[Aim]
The listing below begins with the first line you should copy; stop after the line containing "const yLabels = [0,1,2,3];", and drop every picture.

[Dataset excerpt]
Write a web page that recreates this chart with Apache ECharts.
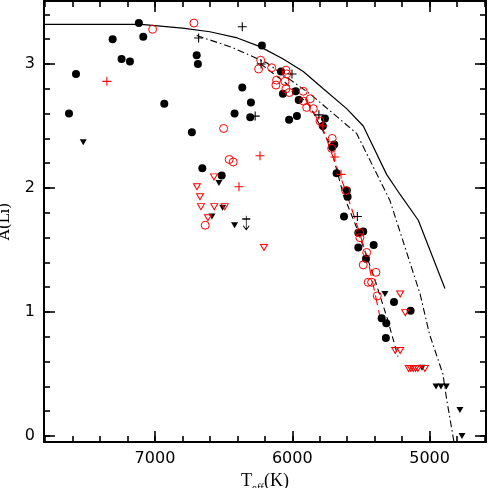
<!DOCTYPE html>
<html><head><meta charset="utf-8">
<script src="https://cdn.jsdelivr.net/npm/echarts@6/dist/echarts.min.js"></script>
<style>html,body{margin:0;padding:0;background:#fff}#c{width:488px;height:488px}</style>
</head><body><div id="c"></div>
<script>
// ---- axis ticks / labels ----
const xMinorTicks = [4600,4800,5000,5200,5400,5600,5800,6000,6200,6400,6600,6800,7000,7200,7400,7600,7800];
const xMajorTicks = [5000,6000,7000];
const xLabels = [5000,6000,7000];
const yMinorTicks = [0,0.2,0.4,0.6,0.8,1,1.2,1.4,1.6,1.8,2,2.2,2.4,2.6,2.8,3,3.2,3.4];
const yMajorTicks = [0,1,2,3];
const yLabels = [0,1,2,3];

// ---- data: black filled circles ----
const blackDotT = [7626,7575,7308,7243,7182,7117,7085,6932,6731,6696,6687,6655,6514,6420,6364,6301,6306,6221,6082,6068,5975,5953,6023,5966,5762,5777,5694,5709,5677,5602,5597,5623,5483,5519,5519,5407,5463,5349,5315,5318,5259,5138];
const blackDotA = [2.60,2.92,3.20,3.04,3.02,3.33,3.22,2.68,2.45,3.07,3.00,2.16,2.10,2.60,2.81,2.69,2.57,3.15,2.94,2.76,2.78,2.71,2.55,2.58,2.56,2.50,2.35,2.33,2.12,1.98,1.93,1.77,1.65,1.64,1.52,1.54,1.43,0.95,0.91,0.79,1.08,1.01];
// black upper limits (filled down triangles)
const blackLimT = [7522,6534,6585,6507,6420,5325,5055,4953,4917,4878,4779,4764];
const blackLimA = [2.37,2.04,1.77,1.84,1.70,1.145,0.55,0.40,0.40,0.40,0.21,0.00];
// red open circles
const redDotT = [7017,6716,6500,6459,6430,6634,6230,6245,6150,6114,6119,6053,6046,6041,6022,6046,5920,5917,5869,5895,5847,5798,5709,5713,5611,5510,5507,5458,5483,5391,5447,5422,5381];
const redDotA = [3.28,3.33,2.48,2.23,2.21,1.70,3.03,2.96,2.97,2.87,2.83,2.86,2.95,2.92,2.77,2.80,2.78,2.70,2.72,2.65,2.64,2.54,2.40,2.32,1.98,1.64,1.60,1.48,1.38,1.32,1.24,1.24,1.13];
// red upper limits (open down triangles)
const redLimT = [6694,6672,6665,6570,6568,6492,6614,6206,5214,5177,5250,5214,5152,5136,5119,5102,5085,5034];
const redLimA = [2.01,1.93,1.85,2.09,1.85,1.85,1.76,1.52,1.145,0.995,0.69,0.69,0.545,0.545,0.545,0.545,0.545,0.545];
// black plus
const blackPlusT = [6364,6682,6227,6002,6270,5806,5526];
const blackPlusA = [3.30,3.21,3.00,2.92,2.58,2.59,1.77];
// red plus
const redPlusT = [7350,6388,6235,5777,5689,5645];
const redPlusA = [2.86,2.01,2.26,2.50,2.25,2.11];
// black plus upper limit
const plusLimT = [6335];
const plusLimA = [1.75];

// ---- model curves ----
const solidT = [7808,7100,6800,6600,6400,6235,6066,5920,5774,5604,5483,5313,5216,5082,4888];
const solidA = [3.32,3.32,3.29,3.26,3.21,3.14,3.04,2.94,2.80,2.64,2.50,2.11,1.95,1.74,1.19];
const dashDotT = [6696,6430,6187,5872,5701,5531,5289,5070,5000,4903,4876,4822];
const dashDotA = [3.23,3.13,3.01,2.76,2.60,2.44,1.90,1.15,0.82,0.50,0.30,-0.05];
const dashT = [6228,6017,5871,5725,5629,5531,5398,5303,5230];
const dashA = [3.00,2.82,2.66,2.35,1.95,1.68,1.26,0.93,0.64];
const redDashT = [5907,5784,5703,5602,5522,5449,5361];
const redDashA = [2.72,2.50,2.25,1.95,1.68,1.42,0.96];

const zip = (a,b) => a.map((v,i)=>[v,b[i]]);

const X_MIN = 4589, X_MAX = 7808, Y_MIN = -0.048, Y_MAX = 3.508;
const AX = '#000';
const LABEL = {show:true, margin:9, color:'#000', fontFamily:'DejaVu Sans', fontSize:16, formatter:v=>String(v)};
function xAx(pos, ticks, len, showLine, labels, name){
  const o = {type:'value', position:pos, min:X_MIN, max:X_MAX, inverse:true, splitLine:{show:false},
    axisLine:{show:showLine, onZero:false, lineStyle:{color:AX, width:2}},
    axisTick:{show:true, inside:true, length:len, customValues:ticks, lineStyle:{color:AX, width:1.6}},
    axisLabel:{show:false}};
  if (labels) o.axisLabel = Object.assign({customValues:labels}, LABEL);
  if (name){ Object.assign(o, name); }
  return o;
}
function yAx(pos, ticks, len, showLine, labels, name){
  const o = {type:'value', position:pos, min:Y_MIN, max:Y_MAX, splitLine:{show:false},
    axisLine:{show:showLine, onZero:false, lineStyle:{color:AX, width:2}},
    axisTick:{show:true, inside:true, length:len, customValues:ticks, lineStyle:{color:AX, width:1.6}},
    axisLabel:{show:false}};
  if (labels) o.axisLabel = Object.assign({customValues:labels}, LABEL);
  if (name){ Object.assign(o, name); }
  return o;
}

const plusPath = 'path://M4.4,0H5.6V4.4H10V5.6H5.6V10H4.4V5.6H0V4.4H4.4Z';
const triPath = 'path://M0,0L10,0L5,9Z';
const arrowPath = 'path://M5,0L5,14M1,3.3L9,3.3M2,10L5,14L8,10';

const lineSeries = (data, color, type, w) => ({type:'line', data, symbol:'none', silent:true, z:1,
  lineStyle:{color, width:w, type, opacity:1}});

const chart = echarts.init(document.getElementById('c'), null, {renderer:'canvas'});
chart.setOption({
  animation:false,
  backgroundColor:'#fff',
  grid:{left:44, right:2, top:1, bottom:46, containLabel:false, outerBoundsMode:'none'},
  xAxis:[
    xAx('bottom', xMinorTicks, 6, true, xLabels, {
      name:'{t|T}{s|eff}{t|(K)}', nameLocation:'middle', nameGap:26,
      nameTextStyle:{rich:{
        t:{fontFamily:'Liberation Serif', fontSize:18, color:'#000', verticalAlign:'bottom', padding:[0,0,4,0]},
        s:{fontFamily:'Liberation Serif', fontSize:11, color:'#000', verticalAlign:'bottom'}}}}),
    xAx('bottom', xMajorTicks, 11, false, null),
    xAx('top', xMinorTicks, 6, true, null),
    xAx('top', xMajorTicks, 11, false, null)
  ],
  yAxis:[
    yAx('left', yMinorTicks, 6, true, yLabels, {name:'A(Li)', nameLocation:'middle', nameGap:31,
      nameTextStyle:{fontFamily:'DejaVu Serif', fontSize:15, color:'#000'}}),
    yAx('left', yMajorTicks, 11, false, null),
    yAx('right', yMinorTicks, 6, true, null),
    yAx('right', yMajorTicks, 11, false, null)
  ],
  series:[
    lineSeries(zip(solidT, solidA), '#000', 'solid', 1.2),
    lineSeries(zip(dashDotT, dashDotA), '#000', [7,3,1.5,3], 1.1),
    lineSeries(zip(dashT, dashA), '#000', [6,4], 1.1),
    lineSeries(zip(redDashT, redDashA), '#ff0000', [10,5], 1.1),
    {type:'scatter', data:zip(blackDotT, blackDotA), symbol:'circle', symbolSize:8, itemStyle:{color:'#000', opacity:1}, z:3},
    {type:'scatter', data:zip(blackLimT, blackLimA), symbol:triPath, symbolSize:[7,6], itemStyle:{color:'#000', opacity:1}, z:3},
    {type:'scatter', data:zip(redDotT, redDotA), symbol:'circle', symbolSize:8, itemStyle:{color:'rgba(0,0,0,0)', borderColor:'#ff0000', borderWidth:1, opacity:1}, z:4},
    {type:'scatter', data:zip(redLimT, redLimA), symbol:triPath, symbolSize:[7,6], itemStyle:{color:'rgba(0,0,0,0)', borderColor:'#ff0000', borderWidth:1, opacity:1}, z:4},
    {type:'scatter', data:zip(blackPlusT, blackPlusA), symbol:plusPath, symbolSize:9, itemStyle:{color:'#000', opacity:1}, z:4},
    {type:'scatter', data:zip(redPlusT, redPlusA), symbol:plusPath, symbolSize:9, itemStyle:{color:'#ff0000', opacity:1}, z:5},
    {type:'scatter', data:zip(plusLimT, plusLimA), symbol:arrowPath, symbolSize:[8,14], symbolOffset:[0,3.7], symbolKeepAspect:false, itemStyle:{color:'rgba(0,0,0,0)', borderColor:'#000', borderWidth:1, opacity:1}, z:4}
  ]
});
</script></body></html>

[Finished answer]
Write a web page that recreates this chart with Apache ECharts.
<!DOCTYPE html>
<html><head><meta charset="utf-8">
<script src="https://cdn.jsdelivr.net/npm/echarts@6/dist/echarts.min.js"></script>
<style>html,body{margin:0;padding:0;background:#fff}#c{width:488px;height:488px}</style>
</head><body><div id="c"></div>
<script>
// ---- axis ticks / labels ----
const xMinorTicks = [4600,4800,5000,5200,5400,5600,5800,6000,6200,6400,6600,6800,7000,7200,7400,7600,7800];
const xMajorTicks = [5000,6000,7000];
const xLabels = [5000,6000,7000];
const yMinorTicks = [0,0.2,0.4,0.6,0.8,1,1.2,1.4,1.6,1.8,2,2.2,2.4,2.6,2.8,3,3.2,3.4];
const yMajorTicks = [0,1,2,3];
const yLabels = [0,1,2,3];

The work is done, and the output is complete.